The woman fell and grabbed the knife with both hands, and a struggle ensued while Cassidy repeated, “I’m going to stab you.”

The woman later told gardaí that it was the first time in her life that she felt she was going to die and that she couldn’t get away as she was pinned to the ground.

She said a passer-by cycling home intervened and saved her life by using his bicycle to create space between Cassidy and the woman.

Another pedestrian stood on Cassidy’s hand to make him let go of the knife and held on to the knife until gardaí arrived.

Witnesses said the screams coming from the woman were “awful”  and that she was shaken and crying with blood on her knees but otherwise uninjured.

The woman did not make a victim impact statement, for reasons unknown, but told gardaí it was the most frightening experience she had ever had and that it continued to affect her, causing anxiety and sleeping difficulties.

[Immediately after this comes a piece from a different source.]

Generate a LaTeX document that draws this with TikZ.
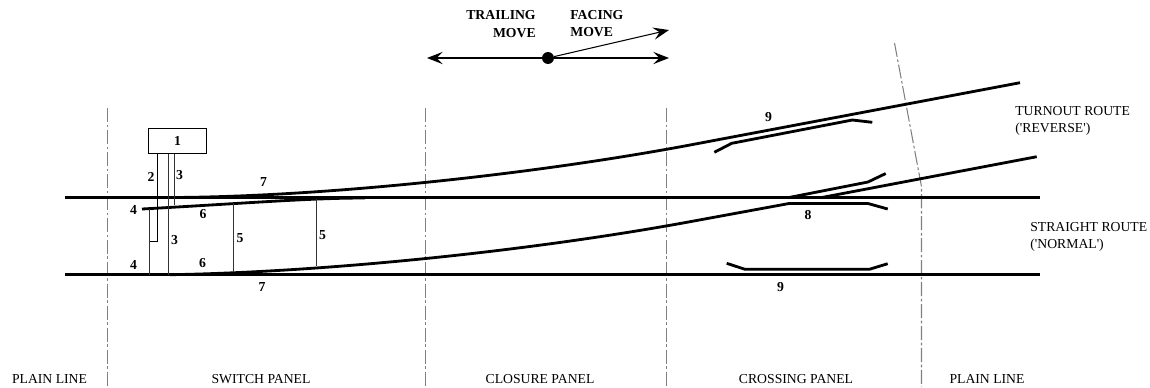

Cassidy apologised to gardaí and, through his counsel to the injured woman, the staff and the owner at the pizzeria, saying he didn’t want to hurt anyone and just wanted “some peace and quiet”.

Cassidy has no previous convictions.

Paul Murray SC, defending, said the offences were “completely off the wall” and “not the actions of a man in the right state of mind”.

The court heard that Cassidy had previously experienced suicide ideation and had attempted suicide and that his apartment was blackened with smoke from previous attempts at self-harm.

Cassidy has a number of children whom he doesn’t see and has stopped seeing his psychiatrist, the court heard.

He worked previously for the homeless charity De Paul in a voluntary capacity but had disengaged from them also, the court heard.

Mr Murray said his client had been engaged with psychiatric services since he was aged 14 and handed in a psychiatric report, which was not read aloud.

The court heard that Cassidy cooperated with gardaí and was on an enhanced regime in prison.

Judge Nolan said that with the proper treatment, Cassidy is unlikely to reoffend in the future.